The guitar is, I think, not wholly successful.
This (I played a 1956 tobacco finish) guitar is a Byrdland with fewer bells and whistles. At 2 1/4" deep (17" wide), it is an inch thinner than the 350. As I said, the maple laminate body has a single soft cutaway that lets you play in the 12th position, albeit not entirely comfortably. The 23 1/2" short scale, very thin neck made me think that I was playing a Tele compared to the ES-5 and ES-175 I grew up with. The electronics include 2 P-90 pick-ups (humbuckers were produced beginning in 1957), two volume and two tone controls, and a three way pickup control located on the lower left, below the pick guard.
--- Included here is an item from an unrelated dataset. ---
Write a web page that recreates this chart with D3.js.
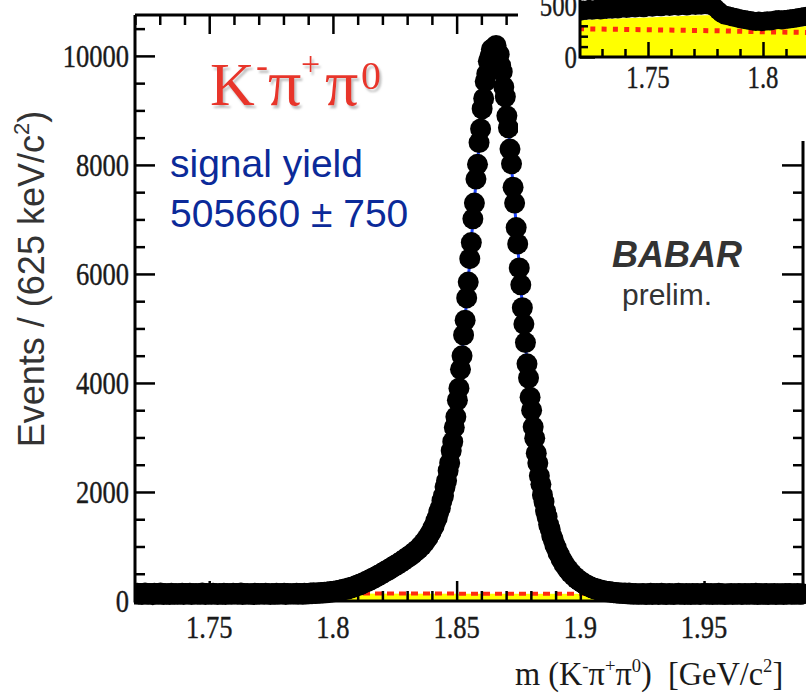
<!DOCTYPE html>
<html><head><meta charset="utf-8">
<script src="https://cdn.jsdelivr.net/npm/d3@7"></script>
<style>body{margin:0;background:#fff} svg{display:block}</style>
</head><body>
<svg id="c" width="806" height="695"></svg>
<script>
// ---------------- DATA ----------------
const massLow = 1.72, massHigh = 1.99, binWidth = 0.000625; // 625 keV bins
const counts = [
128,141,125,136,119,133,145,127,122,138,
131,116,140,129,135,124,147,130,121,137,
126,134,118,143,130,125,139,122,133,128,
144,120,136,131,127,142,117,134,129,138,
123,135,126,146,131,119,137,128,133,124,
140,127,132,121,139,130,125,143,118,136,
129,134,122,141,128,137,126,131,145,120,
133,127,139,124,135,130,118,142,129,136,
125,138,131,122,144,127,134,119,137,130,
126,141,123,135,132,128,140,121,136,129,
134,127,
135,127,140,124,138,131,126,142,129,137,
131,146,135,150,138,144,152,140,157,149,
161,150,167,158,172,165,181,174,190,186,
199,193,214,208,226,221,243,238,259,255,
276,287,285,311,309,334,336,361,360,388,
389,417,418,447,448,478,481,508,512,541,
556,560,592,597,627,631,661,664,695,700,
732,738,771,776,812,815,851,858,897,905,
941,955,1001,1012,1066,1081,1139,1162,1228,1261,
1336,1379,1470,1527,1638,1708,1841,1930,2090,2204,
2390,2531,2756,2921,3185,3378,3683,3905,4250,4498,
4880,5150,5560,5850,6280,6575,7010,7300,7740,8010,
8410,8660,9030,9220,9530,9670,9900,9990,10120,10110,
10150,10190,10060,10030,9820,9710,9430,9250,8900,8680,
8290,8020,7590,7300,6850,6550,6110,5800,5380,5080,
4740,4350,4090,3740,3500,3195,2985,2710,2530,2296,
2140,1945,1820,1650,1545,1402,1318,1196,1130,1027,
972,888,846,770,735,671,645,590,569,519,
502,460,447,409,398,364,357,327,320,294,
290,264,262,242,240,221,223,204,206,190,
192,177,181,168,172,159,163,153,158,147,
152,143,148,139,145,
141,132,145,128,137,124,139,130,126,135,
122,137,129,118,134,126,140,121,131,127,
136,119,130,142,125,133,120,128,138,124,
131,117,135,127,141,123,129,134,120,137,
126,132,118,139,128,124,136,130,121,133,
127,143,122,131,126,138,119,134,129,125,
140,123,132,128,117,135,126,130,139,121,
134,127,124,137,131,120,129,136,125,133,
122,138,128,126,141,119,132,127,135,123,
130,136,121,129,134,125,139,118,131,128,
127,133,120,138,125,131,136,122,129,134,
124,137,130,122,133
];
const fitMass = [1.72,1.78406,1.79656,1.80281,1.80906,1.81531,1.82156,1.82781,1.83406,1.83719,1.84031,1.84344,1.84656,1.84844,1.85031,1.85219,1.85406,1.85594,1.85781,1.85969,1.86156,1.86344,1.86531,1.86719,1.86906,1.87094,1.87281,1.87469,1.87656,1.87844,1.88031,1.88219,1.88406,1.88719,1.89031,1.89344,1.89656,1.89969,1.90281,1.90906,1.91531,1.92156,1.99];
const fitValue = [135,132,154,194,271,394,549,724,934,1088,1325,1719,2373,2940,3656,4525,5525,6607,7695,8694,9501,10027,10204,10011,9469,8644,7626,6516,5410,4382,3481,2730,2128,1414,964,680,495,371,285,188,149,135,125];
const bkgMass = [1.72, 1.99];
const bkgValue = [142, 128];
const xTickValues = [1.75, 1.8, 1.85, 1.9, 1.95];
const xTickLabels = ["1.75", "1.8", "1.85", "1.9", "1.95"];
const yTickValues = [0, 2000, 4000, 6000, 8000, 10000];
const yTickLabels = ["0", "2000", "4000", "6000", "8000", "10000"];

// inset (zoomed low-mass sideband)
const insetLow = 1.72, insetBin = 0.00125;
const insetCounts = [
440,452,446,458,449,455,462,451,460,457,
465,458,470,462,468,474,466,472,479,470,
476,483,474,481,487,479,485,490,482,488,
494,486,492,497,489,495,500,491,498,503,
495,502,497,505,503,499,490,470,445,420,
405,398,392,384,379,371,366,360,355,350,
346,342,345,340,343,348,346,352,357,361,
356,360,363,367,371,375,380,384,389,393
];
const insetFillMass = [1.72,1.73,1.74,1.75,1.76,1.77,1.781,1.783,1.79,1.80,1.81,1.82];
const insetFillValue = [355,365,372,380,390,400,405,320,290,265,280,300];
const insetBkgMass = [1.72,1.75,1.78,1.80,1.82];
const insetBkgValue = [272,262,252,242,236];
const insetXTickValues = [1.75, 1.8];
const insetXTickLabels = ["1.75", "1.8"];
const insetYTickValues = [0, 500];
const insetYTickLabels = ["0", "500"];

// ---------------- DRAW ----------------
const svg = d3.select("#c");
svg.append("rect").attr("width", 806).attr("height", 695).attr("fill", "#fff");
const defs = svg.append("defs");
const shadow = defs.append("filter").attr("id", "shadow").attr("x", "-10%").attr("y", "-10%").attr("width", "130%").attr("height", "130%");
shadow.append("feDropShadow").attr("dx", 2).attr("dy", 3).attr("stdDeviation", 0.8)
  .attr("flood-color", "#b0b0b0").attr("flood-opacity", 0.8);

const x = d3.scaleLinear().domain([massLow, massHigh]).range([135, 803]);
const y = d3.scaleLinear().domain([0, 10750]).range([601, 15]);
const SERIF = "'Liberation Serif','Times New Roman',serif";
const SANS = "'Liberation Sans',Arial,sans-serif";

defs.append("clipPath").attr("id", "mainclip")
  .append("rect").attr("x", 134).attr("y", 0).attr("width", 672).attr("height", 695);

const plot = svg.append("g").attr("clip-path", "url(#mainclip)");

// background component: yellow fill + red dotted
const bkgPts = bkgMass.map((m, i) => [m, bkgValue[i]]);
plot.append("path").datum(bkgPts)
  .attr("d", d3.area().x(d => x(d[0])).y0(y(0)).y1(d => y(d[1])))
  .attr("fill", "#ffff00");
plot.append("path").datum(bkgPts)
  .attr("d", d3.line().x(d => x(d[0])).y(d => y(d[1])))
  .attr("fill", "none").attr("stroke", "#ff2a10").attr("stroke-width", 4)
  .attr("stroke-dasharray", "7,5");

// axes ticks
function tickAxis(g, axisGen, transform, vals, size) {
  const a = g.append("g").attr("transform", transform)
    .call(axisGen.tickValues(vals).tickSize(size).tickSizeOuter(0).tickFormat(""));
  a.select(".domain").remove();
  a.selectAll("line").attr("stroke", "#000").attr("stroke-width", 2.5);
}
const yMinor = d3.range(500, 10750, 500).filter(v => v % 2000 !== 0);
const xMinor = d3.range(172, 200).map(v => v / 100).filter(v => Math.round(v * 100) % 5 !== 0);
const axes = svg.append("g");
tickAxis(axes, d3.axisRight(y), "translate(135,0)", yTickValues, 20);
tickAxis(axes, d3.axisRight(y), "translate(135,0)", yMinor, 10);
tickAxis(axes, d3.axisLeft(y), "translate(803,0)", yTickValues, 21);
tickAxis(axes, d3.axisLeft(y), "translate(803,0)", yMinor, 10);
tickAxis(axes, d3.axisTop(x), "translate(0,601)", xTickValues, 20);
tickAxis(axes, d3.axisTop(x), "translate(0,601)", xMinor, 10);
tickAxis(axes, d3.axisBottom(x), "translate(0,15)", xTickValues, 19);
tickAxis(axes, d3.axisBottom(x), "translate(0,15)", xMinor, 10);
// frame
axes.append("path").attr("d", "M135,15V601H803V15H135").attr("fill", "none")
  .attr("stroke", "#000").attr("stroke-width", 3);

// fit curve (blue)
const fitPts = fitMass.map((m, i) => [m, fitValue[i]]);
plot.append("path").datum(fitPts)
  .attr("d", d3.line().curve(d3.curveMonotoneX).x(d => x(d[0])).y(d => y(d[1])))
  .attr("fill", "none").attr("stroke", "#1e44ff").attr("stroke-width", 3);

// data points
plot.append("g").selectAll("circle").data(counts).join("circle")
  .attr("cx", (d, i) => x(massLow + (i + 0.5) * binWidth))
  .attr("cy", d => y(d))
  .attr("r", 10.5).attr("fill", "#000");

// squeezed serif label helper
function sqText(g, px, py, str, size, anchor, sx) {
  return g.append("text").attr("transform", `translate(${px},${py}) scale(${sx},1)`)
    .attr("text-anchor", anchor).attr("font-family", SERIF).attr("font-size", size)
    .attr("fill", "#1a1a1a").attr("stroke", "#1a1a1a").attr("stroke-width", 0.4).text(str);
}
xTickValues.forEach((v, i) => sqText(svg, x(v), 638, xTickLabels[i], 32, "middle", 0.83));
yTickValues.forEach((v, i) => sqText(svg, 129, y(v) + 10.8, yTickLabels[i], 32, "end", 0.83));

// x title
const xt = svg.append("text").attr("transform", "translate(515,685) scale(0.98,1)")
  .attr("font-family", SERIF).attr("font-size", 33).attr("fill", "#1a1a1a")
  .style("white-space", "pre");
xt.append("tspan").text("m (K");
xt.append("tspan").attr("font-size", 19).attr("dy", -13).text("-");
xt.append("tspan").attr("dy", 13).text("π");
xt.append("tspan").attr("font-size", 19).attr("dy", -13).text("+");
xt.append("tspan").attr("dy", 13).text("π");
xt.append("tspan").attr("font-size", 19).attr("dy", -13).text("0");
xt.append("tspan").attr("dy", 13).text(")  [GeV/c");
xt.append("tspan").attr("font-size", 19).attr("dy", -13).text("2");
xt.append("tspan").attr("dy", 13).text("]");

// y title
const yt = svg.append("text").attr("transform", "translate(44,279) rotate(-90)")
  .attr("text-anchor", "middle").attr("font-family", SANS).attr("font-size", 36).attr("fill", "#333");
yt.append("tspan").text("Events / (625 keV/c");
yt.append("tspan").attr("font-size", 22).attr("dy", -15).text("2");
yt.append("tspan").attr("dy", 15).text(")");

// decay mode title
const mt = svg.append("text").attr("y", 105)
  .attr("font-family", SERIF).attr("font-size", 62).attr("fill", "#e8352b")
  .attr("filter", "url(#shadow)");
mt.append("tspan").attr("x", 210).text("K");
mt.append("tspan").attr("x", 256).attr("font-size", 36).attr("dy", -28).text("-");
mt.append("tspan").attr("x", 268).attr("font-size", 66).attr("dy", 28).text("π");
mt.append("tspan").attr("x", 301).attr("font-size", 34).attr("dy", -30).text("+");
mt.append("tspan").attr("x", 325).attr("font-size", 66).attr("dy", 30).text("π");
mt.append("tspan").attr("x", 361).attr("font-size", 40).attr("dy", -16).text("0");

svg.append("text").attr("x", 170).attr("y", 177).attr("font-family", SANS)
  .attr("font-size", 39).attr("fill", "#0b2a99").text("signal yield");
svg.append("text").attr("x", 170).attr("y", 227).attr("font-family", SANS)
  .attr("font-size", 39).attr("fill", "#0b2a99").text("505660 ± 750");
svg.append("text").attr("x", 612).attr("y", 267).attr("font-family", SANS)
  .attr("font-size", 36).attr("font-weight", "bold").attr("font-style", "italic")
  .attr("fill", "#333").text("BABAR");
svg.append("text").attr("x", 622).attr("y", 305).attr("font-family", SANS)
  .attr("font-size", 30).attr("fill", "#333").text("prelim.");

// ---------------- INSET ----------------
const inset = svg.append("g");
inset.append("rect").attr("x", 518).attr("y", 0).attr("width", 288).attr("height", 141).attr("fill", "#fff");
const ix = d3.scaleLinear().domain([1.72, 1.82]).range([579, 809]);
const iy = d3.scaleLinear().domain([0, 500]).range([57, 5]);
defs.append("clipPath").attr("id", "insetclip")
  .append("rect").attr("x", 580).attr("y", 0).attr("width", 226).attr("height", 57);
const ip = inset.append("g").attr("clip-path", "url(#insetclip)");
const fillPts = insetFillMass.map((m, i) => [m, insetFillValue[i]]);
ip.append("path").datum(fillPts)
  .attr("d", d3.area().x(d => ix(d[0])).y0(iy(0)).y1(d => iy(d[1])))
  .attr("fill", "#ffff00");
const ibPts = insetBkgMass.map((m, i) => [m, insetBkgValue[i]]);
ip.append("path").datum(ibPts)
  .attr("d", d3.line().x(d => ix(d[0])).y(d => iy(d[1])))
  .attr("fill", "none").attr("stroke", "#ff2a10").attr("stroke-width", 5)
  .attr("stroke-dasharray", "5,6.3");
const iaxes = inset.append("g");
tickAxis(iaxes, d3.axisTop(ix), "translate(0,57)", insetXTickValues, 15);
tickAxis(iaxes, d3.axisTop(ix), "translate(0,57)", d3.range(173, 183).map(v => v / 100).filter(v => Math.round(v * 100) % 5 !== 0), 8);
tickAxis(iaxes, d3.axisRight(iy), "translate(580,0)", insetYTickValues, 15);
tickAxis(iaxes, d3.axisRight(iy), "translate(580,0)", [100, 200, 300, 400], 8);
ip.append("g").selectAll("circle").data(insetCounts).join("circle")
  .attr("cx", (d, i) => ix(insetLow + (i + 0.5) * insetBin))
  .attr("cy", d => iy(d)).attr("r", 9.5).attr("fill", "#000");
iaxes.append("path").attr("d", "M580,0V57H806").attr("fill", "none")
  .attr("stroke", "#000").attr("stroke-width", 3);
insetXTickValues.forEach((v, i) => sqText(inset, ix(v), 88, insetXTickLabels[i], 31, "middle", 0.8));
insetYTickValues.forEach((v, i) => sqText(inset, 577, iy(v) + 10.5, insetYTickLabels[i], 31, "end", 0.8));
</script>
</body></html>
The tailpiece is a W-shape tubular design and "ES-350T" engraved on oblong crosspiece. (Later versions had Tune-o-Matic bridges.) It has a laminated beveled-edge pickguard, triple bound top and back. The single bound fingerboard has double parallelagram inlays. Parts are gold-plated. Manufacture is of the usual high Gibson quality and the guitar had the dings you would expect from a fifty-year old instrument.
The 350T was designed to appeal to a performing guitarist who did not want to stand around for three hours with the bulk of a ES-5 or Super 400 hanging on his head. The shorter neck was also intended to accomodate the faster pace of 1950's music. The speed up and down the thin neck is better than an ES5 or 175. The P-90s also sound like, well, P-90s.
But I don't think the guitar really cuts it. As one might expect with a thinline, acoustically the 350T cannot compete with a full bodied archtop. The thin neck doesn't particularly suit my playing style for a rhythm or jazz lead guitar (the 175 is a far superior guitar for jazz, esp in tone). The whole package really feels as if it were designed for an intermediate guitarist.
And that may well affect its collectibility value, because as a economy-level stripped down Byrdland, you should be very careful what you pay for this guitar. I saw this for over two grand at Guitar Center and, maybe I'm a little tight, but that's WAY too much for what you're getting here, not when you can get a nice 175 on eBay for under three grand. One thing: the natural blonde finishes are much rarer and, consequently, more collectible.
As you can see, I am rather cool to this guitar, which is conceivably the least interesting Gibson I have ever played. If I got it as a gift, sure, I'd monkey with it every now and then, but unless you're of average build, really like P-90s, or are trying to mimic a specific Chuck Berry sound (he played one for a while), I would give this guitar a pass.